Administrative Law Judge
Vice Chairman
[1] Our holding does not address whether Respondent could bind prospective bidders to oral interpretations given by the administrative postmaster in violation of the requirement that explanations must be in writing to be binding. See M.G.C. Co., DOT BCA Nos. 1553, 1564, 1592, 86-1 BCA ¶ 18,571 at 93,270.
[2] The Worksheet does not ask for information related to the number of boxes on which Appellant was bidding, and it is unlikely that more detailed bid documents, even if prepared, would have shown a specific reference to the number of boxes on the route. Therefore, the absence of direct evidence in the bid documents that Appellant used 451 boxes in figuring her bid is not dispositive. Cf. Malloy Constr. Co., ASBCA No. 25055, 82-2 BCA ¶ 16,104.

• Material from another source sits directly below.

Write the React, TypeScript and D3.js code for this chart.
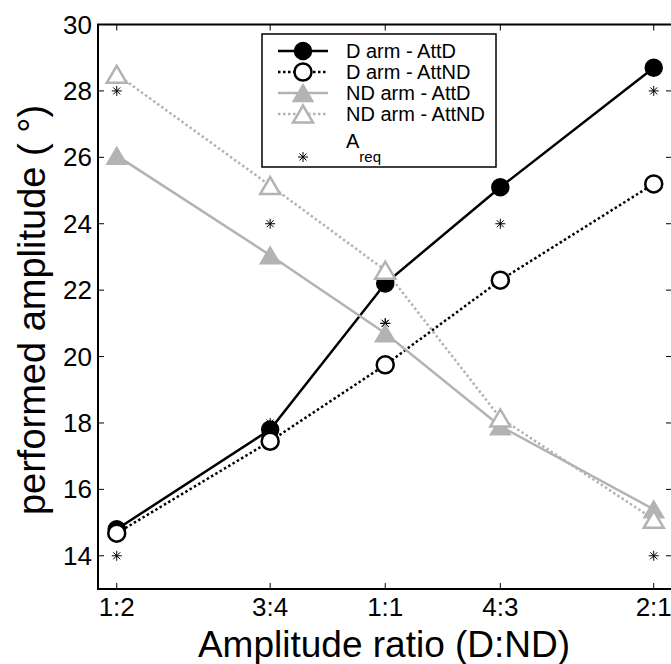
import { useMemo } from "react";
import * as d3 from "d3";

const ratioLabels = ["1:2", "3:4", "1:1", "4:3", "2:1"];
// D / (D + ND) for each ratio; the x axis is linear in this share
const ratioShare = [1 / 3, 3 / 7, 1 / 2, 4 / 7, 2 / 3];

const dArmAttD = [14.8, 17.8, 22.2, 25.1, 28.7];
const dArmAttND = [14.68, 17.45, 19.75, 22.3, 25.2];
const ndArmAttD = [26.05, 23.05, 20.7, 17.9, 15.4];
const ndArmAttND = [28.5, 25.15, 22.6, 18.15, 15.1];
const aReqLow = [14, 18, 21, 24, 28];
const aReqHigh = [28, 24, 21, 18, 14];

const yTicks = [14, 16, 18, 20, 22, 24, 26, 28, 30];

const GRAY = "#b3b3b3";
const FONT = "'Liberation Sans', Arial, Helvetica, sans-serif";

type Marker = "dot" | "circle" | "tri" | "triOpen" | "star";

function MarkerShape({ kind, x, y, color }: { kind: Marker; x: number; y: number; color: string }) {
  if (kind === "dot") return <circle cx={x} cy={y} r={8.5} fill={color} stroke={color} strokeWidth={1.5} />;
  if (kind === "circle") return <circle cx={x} cy={y} r={8.5} fill="#fff" stroke={color} strokeWidth={2.5} />;
  if (kind === "tri" || kind === "triOpen") {
    const h = 8.5;
    const w = 10;
    const p = `M${x},${y - h} L${x + w},${y + h} L${x - w},${y + h} Z`;
    return kind === "tri" ? (
      <path d={p} fill={color} stroke={color} strokeWidth={1.5} />
    ) : (
      <path d={p} fill="#fff" stroke={color} strokeWidth={2.5} />
    );
  }
  // asterisk
  const s = 5;
  return (
    <g stroke={color} strokeWidth={1}>
      <line x1={x - s} y1={y} x2={x + s} y2={y} />
      <line x1={x} y1={y - s} x2={x} y2={y + s} />
      <line x1={x - s * 0.7} y1={y - s * 0.7} x2={x + s * 0.7} y2={y + s * 0.7} />
      <line x1={x - s * 0.7} y1={y + s * 0.7} x2={x + s * 0.7} y2={y - s * 0.7} />
    </g>
  );
}

export default function App() {
  const left = 98;
  const right = 672;
  const top = 24.5;
  const bottom = 589;

  const x = useMemo(() => d3.scaleLinear().domain([0.3217, 0.678]).range([left, right]), []);
  const y = useMemo(() => d3.scaleLinear().domain([13, 30]).range([bottom, top]), []);

  const line = d3
    .line<number>()
    .x((_, i) => x(ratioShare[i]))
    .y((v) => y(v));

  const series: { name: string; values: number[]; color: string; dash?: string; marker: Marker }[] = [
    { name: "D arm - AttD", values: dArmAttD, color: "#000", marker: "dot" },
    { name: "D arm - AttND", values: dArmAttND, color: "#000", dash: "2.5 2.5", marker: "circle" },
    { name: "ND arm - AttD", values: ndArmAttD, color: GRAY, marker: "tri" },
    { name: "ND arm - AttND", values: ndArmAttND, color: GRAY, dash: "2.5 2.5", marker: "triOpen" },
  ];

  const tickLen = 6;
  const legX = 262;
  const legY = 34;
  const legW = 234;
  const legH = 133;
  const rowY = (i: number) => legY + 17 + i * 21;

  return (
    <svg
      width={671}
      height={664}
      style={{ position: "absolute", left: 0, top: 0, background: "#fff" }}
      fontFamily={FONT}
    >
      <rect width={671} height={664} fill="#fff" />

      {/* lines */}
      {series.map((s) => (
        <path
          key={s.name + "-line"}
          d={line(s.values) ?? ""}
          fill="none"
          stroke={s.color}
          strokeWidth={2.5}
          strokeDasharray={s.dash}
        />
      ))}
      {/* required amplitude */}
      {[aReqLow, aReqHigh].map((arr, k) =>
        arr.map((v, i) => (
          <MarkerShape key={`req-${k}-${i}`} kind="star" x={x(ratioShare[i])} y={y(v)} color="#000" />
        ))
      )}
      {/* markers */}
      {series.map((s) =>
        s.values.map((v, i) => (
          <MarkerShape key={`${s.name}-${i}`} kind={s.marker} x={x(ratioShare[i])} y={y(v)} color={s.color} />
        ))
      )}

      {/* axes box */}
      <rect x={left} y={top} width={right - left} height={bottom - top} fill="none" stroke="#000" strokeWidth={2} />
      {ratioShare.map((r, i) => (
        <g key={`xt-${i}`}>
          <line x1={x(r)} x2={x(r)} y1={bottom} y2={bottom - tickLen} stroke="#000" strokeWidth={1} />
          <line x1={x(r)} x2={x(r)} y1={top} y2={top + tickLen} stroke="#000" strokeWidth={1} />
          <text x={x(r)} y={bottom + 27} fontSize={26} textAnchor="middle" fill="#000">
            {ratioLabels[i]}
          </text>
        </g>
      ))}
      {yTicks.map((t) => (
        <g key={`yt-${t}`}>
          <line x1={left} x2={left + tickLen} y1={y(t)} y2={y(t)} stroke="#000" strokeWidth={1} />
          <line x1={right} x2={right - tickLen} y1={y(t)} y2={y(t)} stroke="#000" strokeWidth={1} />
          <text x={left - 6} y={y(t) + 9} fontSize={26} textAnchor="end" fill="#000">
            {t}
          </text>
        </g>
      ))}

      <text x={384} y={657} fontSize={37} textAnchor="middle" fill="#000">
        Amplitude ratio (D:ND)
      </text>
      <text transform="translate(45, 310) rotate(-90)" fontSize={38} textAnchor="middle" fill="#000">
        performed amplitude ( °)
      </text>

      {/* legend */}
      <rect x={legX} y={legY} width={legW} height={legH} fill="#fff" stroke="#000" strokeWidth={1.5} />
      {series.map((s, i) => (
        <g key={`leg-${i}`}>
          <line
            x1={legX + 16}
            x2={legX + 66}
            y1={rowY(i)}
            y2={rowY(i)}
            stroke={s.color}
            strokeWidth={2.5}
            strokeDasharray={s.dash}
          />
          <MarkerShape kind={s.marker} x={legX + 41} y={rowY(i)} color={s.color} />
          <text x={legX + 84} y={rowY(i) + 7} fontSize={20} fill="#000">
            {s.name}
          </text>
        </g>
      ))}
      <MarkerShape kind="star" x={legX + 41} y={legY + 123} color="#000" />
      <text x={legX + 84} y={legY + 114} fontSize={20} fill="#000">
        A
        <tspan fontSize={15} dy={14}>
          req
        </tspan>
      </text>
    </svg>
  );
}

[3] In view of this resolution, we need not address Appellant's arguments regarding the vehicle requirements and the summer help provided previous contractors as she has been afforded all the relief she asked for in this proceeding. For two reasons, we have not considered Appellant's request for an adjustment to reflect increased insurance costs. First, Appellant did not include that claim in her complaint or present any evidence regarding her insurance costs. Second, even though the request for an adjustment was included with her claim related to the number of boxes on the route, there is no evidence it was anything more than a routine request for an adjustment that was not in dispute when submitted. Id.